TASK. In the records below, find the line containing "Emit a web page" and the line containing "const avgRecall = [53.73, 59.36, 62.45, 63.95, 65.25, 66.2];". Give again exactly those lines and every line between them, omitting the pictures.

● ● ●

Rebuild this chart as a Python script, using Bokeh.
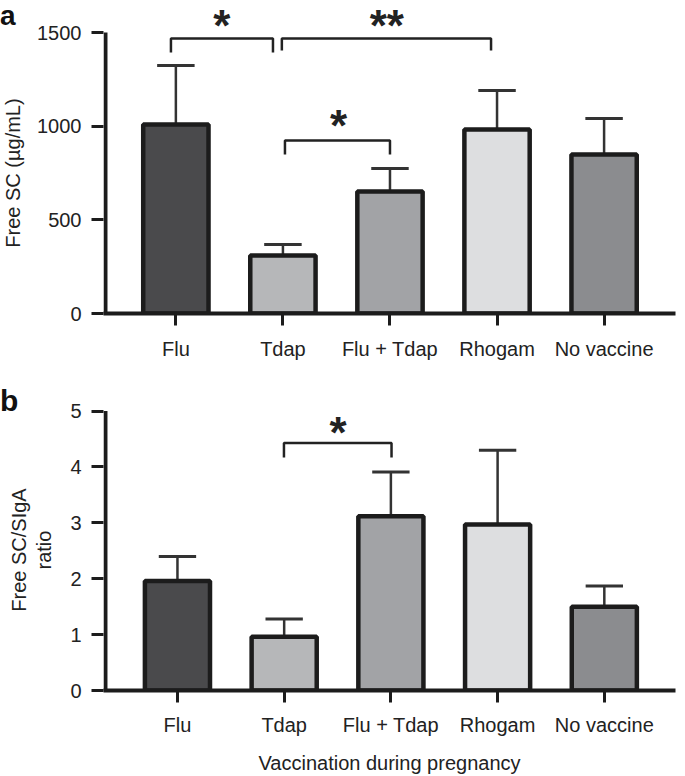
from bokeh.plotting import figure
from bokeh.layouts import column
from bokeh.models import FixedTicker, Div
from bokeh.core.properties import value
from bokeh.embed import file_html
from bokeh.resources import INLINE

categories = ["Flu", "Tdap", "Flu + Tdap", "Rhogam", "No vaccine"]
bar_colors = ["#4a4a4c", "#b6b7b9", "#a2a3a6", "#dddee0", "#8b8c8f"]

free_sc_mean = [1009, 310, 651, 982, 849]
free_sc_sem = [315, 58, 123, 208, 192]

ratio_mean = [1.96, 0.96, 3.12, 2.97, 1.50]
ratio_sem = [0.44, 0.32, 0.79, 1.33, 0.37]

ylabel_a = "Free SC (µg/mL)"
ylabel_b = ["Free SC/SIgA", "ratio"]
xlabel_b = "Vaccination during pregnancy"

FONT = "Liberation Sans"
DARK = "#1c1c1c"
TXT = "#222222"


def style_axes(p, yticks, tick_standoff):
    p.xgrid.visible = False
    p.ygrid.visible = False
    p.outline_line_color = None
    p.border_fill_color = None
    p.background_fill_color = None
    p.xaxis.ticker = FixedTicker(ticks=list(range(len(categories))))
    p.xaxis.major_label_overrides = {i: c for i, c in enumerate(categories)}
    p.xaxis.axis_line_width = 4
    p.xaxis.axis_line_color = DARK
    p.xaxis.major_tick_line_width = 3
    p.xaxis.major_tick_line_color = DARK
    p.xaxis.major_tick_out = 12
    p.xaxis.major_tick_in = 0
    p.xaxis.minor_tick_line_color = None
    p.xaxis.major_label_text_font = FONT
    p.xaxis.major_label_text_font_size = "20px"
    p.xaxis.major_label_text_color = TXT
    p.xaxis.major_label_standoff = tick_standoff

    p.yaxis.ticker = FixedTicker(ticks=yticks)
    p.yaxis.axis_line_color = None
    p.yaxis.major_tick_line_width = 3
    p.yaxis.major_tick_line_color = DARK
    p.yaxis.major_tick_out = 12
    p.yaxis.major_tick_in = 0
    p.yaxis.minor_tick_line_color = None
    p.yaxis.major_label_text_font = FONT
    p.yaxis.major_label_text_font_size = "20px"
    p.yaxis.major_label_text_color = TXT
    p.yaxis.major_label_standoff = 10


def draw_bars(p, means, sems, xstart, px_per_unit, ytop):
    xs = list(range(len(categories)))
    tops = [m + s for m, s in zip(means, sems)]
    p.segment(x0=xs, y0=means, x1=xs, y1=tops, line_width=2.5, line_color="#333333")
    p.segment(x0=[x - 0.175 for x in xs], y0=tops, x1=[x + 0.175 for x in xs], y1=tops,
              line_width=3, line_color="#333333")
    p.vbar(x=xs, top=means, bottom=0, width=0.61, fill_color=bar_colors,
           line_color=DARK, line_width=4.5)
    # y axis line only up to the last tick
    xa = xstart + 2.0 / px_per_unit
    p.segment(x0=[xa], y0=[0], x1=[xa], y1=[ytop], line_width=4, line_color=DARK)


def draw_sig(p, brackets, stars, font_size):
    for (l, r, h, dl, dr, lab), (sx, sy) in zip(brackets, stars):
        p.line(x=[l, l, r, r], y=[dl, h, h, dr], line_width=2.5, line_color="#222222")
        p.text(x=[sx], y=[sy], text=[lab], text_font=value(FONT), text_font_size=font_size,
               text_font_style="bold", text_align="center", text_baseline="alphabetic",
               text_color="#222222")


def overlay_div(html, w, h, styles):
    base = {"font-family": FONT, "color": TXT, "white-space": "nowrap"}
    base.update(styles)
    return Div(text=html, width=w, height=h, margin=(0, 0, -h, 0), styles=base)


def rotated_title(html, w, h, cx, cy, line_h):
    return overlay_div(html, w, h, {
        "font-size": "20px", "line-height": f"{line_h}px", "text-align": "center",
        "transform-origin": "center center",
        "transform": f"translate({cx - w / 2}px, {cy - h / 2}px) rotate(-90deg)",
    })


# ---------- panel a ----------
xa0, xa1 = -0.676, 4.667
pa = figure(width=685, height=380, x_range=(xa0, xa1), y_range=(0, 1671),
            output_backend="svg", toolbar_location=None,
            min_border_left=103, min_border_right=5, min_border_top=0, min_border_bottom=67)
style_axes(pa, [0, 500, 1000, 1500], 12)
draw_bars(pa, free_sc_mean, free_sc_sem, xa0, 108.0, 1500)
brk_a = [(-0.046, 0.907, 1468, 1393, 1393, "*"), (0.99, 2.944, 1468, 1404, 1404, "**"),
         (1.019, 2.0, 924, 849, 849, "*")]
star_a = [(0.43, 1540), (1.97, 1540), (1.52, 1006)]
draw_sig(pa, brk_a, star_a, "44px")

label_a = overlay_div("<b>a</b>", 30, 32, {"font-size": "28px", "line-height": "32px",
                                            "color": "#111111"})
title_a = rotated_title(ylabel_a, 220, 24, 12.5, 173, 24)

# ---------- panel b ----------
xb0, xb1 = -0.693, 4.667
pb = figure(width=685, height=396, x_range=(xb0, xb1), y_range=(0, 5.548),
            output_backend="svg", toolbar_location=None,
            min_border_left=95, min_border_right=10, min_border_top=0, min_border_bottom=83)
style_axes(pb, [0, 1, 2, 3, 4, 5], 11)
pb.xaxis.axis_label = xlabel_b
pb.xaxis.axis_label_text_font = FONT
pb.xaxis.axis_label_text_font_size = "20px"
pb.xaxis.axis_label_text_font_style = "normal"
pb.xaxis.axis_label_text_color = TXT
pb.xaxis.axis_label_standoff = 13
draw_bars(pb, ratio_mean, ratio_sem, xb0, 108.2, 5)
brk_b = [(0.998, 2.006, 4.43, 4.17, 4.17, "*")]
draw_sig(pb, brk_b, [(1.506, 4.62)], "44px")

label_b = overlay_div("<b>b</b>", 30, 30, {"font-size": "30px", "line-height": "30px",
                                            "color": "#111111", "padding-top": "6px"})
title_b = rotated_title("<br>".join(ylabel_b), 220, 50, 31.5, 550 - 380, 25)

layout = column(label_a, title_a, pa, label_b, title_b, pb, spacing=0)
open("out.html", "w").write(file_html(layout, INLINE))
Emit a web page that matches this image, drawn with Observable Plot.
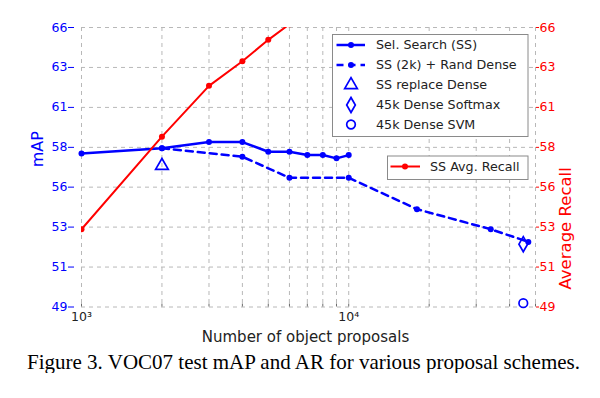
<!DOCTYPE html>
<html><head><meta charset="utf-8">
<script src="https://cdn.jsdelivr.net/npm/d3@7"></script>
<script src="https://cdn.jsdelivr.net/npm/@observablehq/plot@0.6"></script>
<style>
body{margin:0;background:#fff;}
#wrap{width:600px;}
#wrap svg{display:block;}
#cap{width:600px;font-family:"Liberation Serif","Times New Roman",serif;font-size:21px;line-height:21px;color:#000;text-align:center;margin-top:2.4px;padding-left:7px;box-sizing:border-box;white-space:nowrap;}
</style></head><body>
<div id="wrap"></div>
<div id="cap">Figure 3. VOC07 test mAP and AR for various proposal schemes.</div>
<script>
// ---- data ----
const ssProposals = [1000, 2000, 3000, 4000, 5000, 6000, 7000, 8000, 9000, 10000];
const ssMAP = [58.34, 58.65, 59.03, 59.03, 58.44, 58.44, 58.24, 58.24, 58.04, 58.24];
const randProposals = [2000, 4000, 6000, 10000, 18000, 34000, 47000];
const randMAP = [58.65, 58.14, 56.86, 56.86, 54.95, 53.73, 52.96];
const replaceProposals = [2000];
const replaceMAP = [57.59];
const softmaxProposals = [45000];
const softmaxMAP = [52.82];
const svmProposals = [45000];
const svmMAP = [49.23];
const recallProposals = [1000, 2000, 3000, 4000, 5000, 6000];
const avgRecall = [53.73, 59.36, 62.45, 63.95, 65.25, 66.2];

const xDomain = [1000, 50000];
const yDomain = [49, 66];
const xMajorTicks = [1000, 10000];
const xMajorLabels = ["10³", "10⁴"];
const xGridTicks = [1000, 2000, 3000, 4000, 5000, 6000, 7000, 8000, 9000, 10000, 20000, 30000, 40000, 50000];
const yTickValues = [49, 51.43, 53.86, 56.29, 58.71, 61.14, 63.57, 66];
const yTickLabels = ["49", "51", "53", "56", "58", "61", "63", "66"];

const legend1Labels = ["Sel. Search (SS)", "SS (2k) + Rand Dense", "SS replace Dense", "45k Dense Softmax", "45k Dense SVM"];
const legend2Labels = ["SS Avg. Recall"];

const zip = (xs, ys) => xs.map((x, i) => ({x, y: ys[i]}));
const ss = zip(ssProposals, ssMAP);
const rand = zip(randProposals, randMAP);
const repl = zip(replaceProposals, replaceMAP);
const soft = zip(softmaxProposals, softmaxMAP);
const svm = zip(svmProposals, svmMAP);
const rec = zip(recallProposals, avgRecall);

const BLUE = "#0000ff", RED = "#ff0000";
const FONT = "DejaVu Sans, sans-serif";
const LFS = 12.7;

function symbolPath(type, r) {
  const t = {triangle: d3.symbolTriangle, diamond: d3.symbolDiamond, circle: d3.symbolCircle}[type];
  return d3.symbol(t, Math.PI * r * r)();
}

function legend1(index, scales, values, dims) {
  const g = d3.create("svg:g").attr("font-family", FONT).attr("font-size", LFS).attr("text-anchor", "start");
  g.append("rect").attr("x", 332.5).attr("y", 34.5).attr("width", 195.5).attr("height", 102)
    .attr("fill", "white").attr("stroke", "#8a8a8a").attr("stroke-width", 1);
  const rows = [45, 65, 85, 105, 124.5];
  const kinds = ["solid", "dashed", "triangle", "diamond", "circle"];
  const radii = {triangle: 4.7, diamond: 4.55, circle: 4.3};
  rows.forEach((y, i) => {
    const k = kinds[i];
    if (k === "solid" || k === "dashed") {
      g.append("line").attr("x1", 336.5).attr("x2", 365).attr("y1", y).attr("y2", y)
        .attr("stroke", BLUE).attr("stroke-width", 2.5)
        .attr("stroke-dasharray", k === "dashed" ? "7,5" : null);
      g.append("circle").attr("cx", 351).attr("cy", y).attr("r", 3).attr("fill", BLUE);
    } else {
      g.append("path").attr("d", symbolPath(k, radii[k])).attr("transform", `translate(351,${y})`)
        .attr("fill", "none").attr("stroke", BLUE).attr("stroke-width", 1.7);
    }
    g.append("text").attr("x", 376).attr("y", y).attr("dy", "0.35em").attr("text-anchor", "start")
      .attr("fill", "#222").text(legend1Labels[i]);
  });
  return g.node();
}

function legend2(index, scales, values, dims) {
  const g = d3.create("svg:g").attr("font-family", FONT).attr("font-size", LFS).attr("text-anchor", "start");
  g.append("rect").attr("x", 387.5).attr("y", 156).attr("width", 140.5).attr("height", 23.5)
    .attr("fill", "white").attr("stroke", "#8a8a8a").attr("stroke-width", 1);
  const y = 166.5;
  g.append("line").attr("x1", 390.5).attr("x2", 420).attr("y1", y).attr("y2", y)
    .attr("stroke", RED).attr("stroke-width", 2);
  g.append("circle").attr("cx", 405).attr("cy", y).attr("r", 3).attr("fill", RED);
  g.append("text").attr("x", 430).attr("y", y).attr("dy", "0.35em").attr("text-anchor", "start")
    .attr("fill", "#222").text(legend2Labels[0]);
  return g.node();
}

const gridStyle = {stroke: "#b8b8b8", strokeOpacity: 1, strokeWidth: 1, strokeDasharray: "4,4"};

const chart = Plot.plot({
  width: 600, height: 350,
  marginLeft: 81, marginRight: 65, marginTop: 27, marginBottom: 43.5,
  style: {fontFamily: FONT, fontSize: "12px", background: "white", color: "#222"},
  x: {type: "log", domain: xDomain},
  y: {domain: yDomain},
  marks: [
    Plot.gridX(xGridTicks, gridStyle),
    Plot.gridY(yTickValues, gridStyle),
    Plot.ruleX(xGridTicks, {x: d => d, y1: yDomain[0], y2: yDomain[0], insetBottom: 3, stroke: "#444", strokeWidth: 0.8}),
    Plot.axisX(xMajorTicks, {anchor: "bottom", tickSize: 0, tickPadding: 5.5, fontSize: 12.5,
      tickFormat: d => xMajorLabels[xMajorTicks.indexOf(d)], fill: "#222", label: null}),
    Plot.axisY(yTickValues, {anchor: "left", tickSize: 6, tickPadding: 1, dx: -7, fontSize: 12.5,
      tickFormat: d => yTickLabels[yTickValues.indexOf(d)], color: BLUE, label: null}),
    Plot.axisY(yTickValues, {anchor: "right", tickSize: 3, tickPadding: 1, fontSize: 12.5,
      tickFormat: d => yTickLabels[yTickValues.indexOf(d)], color: RED, label: null}),
    Plot.text(["mAP"], {text: d => d, frameAnchor: "left", rotate: -90, dx: -43.5, fill: BLUE, fontSize: 16}),
    Plot.text(["Average Recall"], {text: d => d, frameAnchor: "right", rotate: -90, dx: 30, fill: RED, fontSize: 16.5}),
    Plot.text(["Number of object proposals"], {text: d => d, frameAnchor: "bottom", dx: -3, dy: 30.5, fill: "#222", fontSize: 15, lineAnchor: "middle"}),
    Plot.line(ss, {x: "x", y: "y", stroke: BLUE, strokeWidth: 2.5}),
    Plot.dot(ss, {x: "x", y: "y", r: 3, fill: BLUE}),
    Plot.line(rand, {x: "x", y: "y", stroke: BLUE, strokeWidth: 2.5, strokeDasharray: "7,5"}),
    Plot.dot(rand, {x: "x", y: "y", r: 3, fill: BLUE}),
    Plot.dot(repl, {x: "x", y: "y", symbol: "triangle", r: 4.7, stroke: BLUE, strokeWidth: 1.7, fill: "none"}),
    Plot.dot(soft, {x: "x", y: "y", symbol: "diamond", r: 4.55, stroke: BLUE, strokeWidth: 1.7, fill: "none"}),
    Plot.dot(svm, {x: "x", y: "y", symbol: "circle", r: 4.3, stroke: BLUE, strokeWidth: 1.7, fill: "none"}),
    Plot.line(rec, {x: "x", y: "y", stroke: RED, strokeWidth: 2, clip: true}),
    Plot.dot(rec, {x: "x", y: "y", r: 3, fill: RED, clip: true}),
    legend1,
    legend2
  ]
});
document.getElementById("wrap").appendChild(chart);
</script>
</body></html>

● ● ●

ANSWER FOR THIS EXERCISE.
Emit a web page that matches this image, drawn with Observable Plot.
<!DOCTYPE html>
<html><head><meta charset="utf-8">
<script src="https://cdn.jsdelivr.net/npm/d3@7"></script>
<script src="https://cdn.jsdelivr.net/npm/@observablehq/plot@0.6"></script>
<style>
body{margin:0;background:#fff;}
#wrap{width:600px;}
#wrap svg{display:block;}
#cap{width:600px;font-family:"Liberation Serif","Times New Roman",serif;font-size:21px;line-height:21px;color:#000;text-align:center;margin-top:2.4px;padding-left:7px;box-sizing:border-box;white-space:nowrap;}
</style></head><body>
<div id="wrap"></div>
<div id="cap">Figure 3. VOC07 test mAP and AR for various proposal schemes.</div>
<script>
// ---- data ----
const ssProposals = [1000, 2000, 3000, 4000, 5000, 6000, 7000, 8000, 9000, 10000];
const ssMAP = [58.34, 58.65, 59.03, 59.03, 58.44, 58.44, 58.24, 58.24, 58.04, 58.24];
const randProposals = [2000, 4000, 6000, 10000, 18000, 34000, 47000];
const randMAP = [58.65, 58.14, 56.86, 56.86, 54.95, 53.73, 52.96];
const replaceProposals = [2000];
const replaceMAP = [57.59];
const softmaxProposals = [45000];
const softmaxMAP = [52.82];
const svmProposals = [45000];
const svmMAP = [49.23];
const recallProposals = [1000, 2000, 3000, 4000, 5000, 6000];
const avgRecall = [53.73, 59.36, 62.45, 63.95, 65.25, 66.2];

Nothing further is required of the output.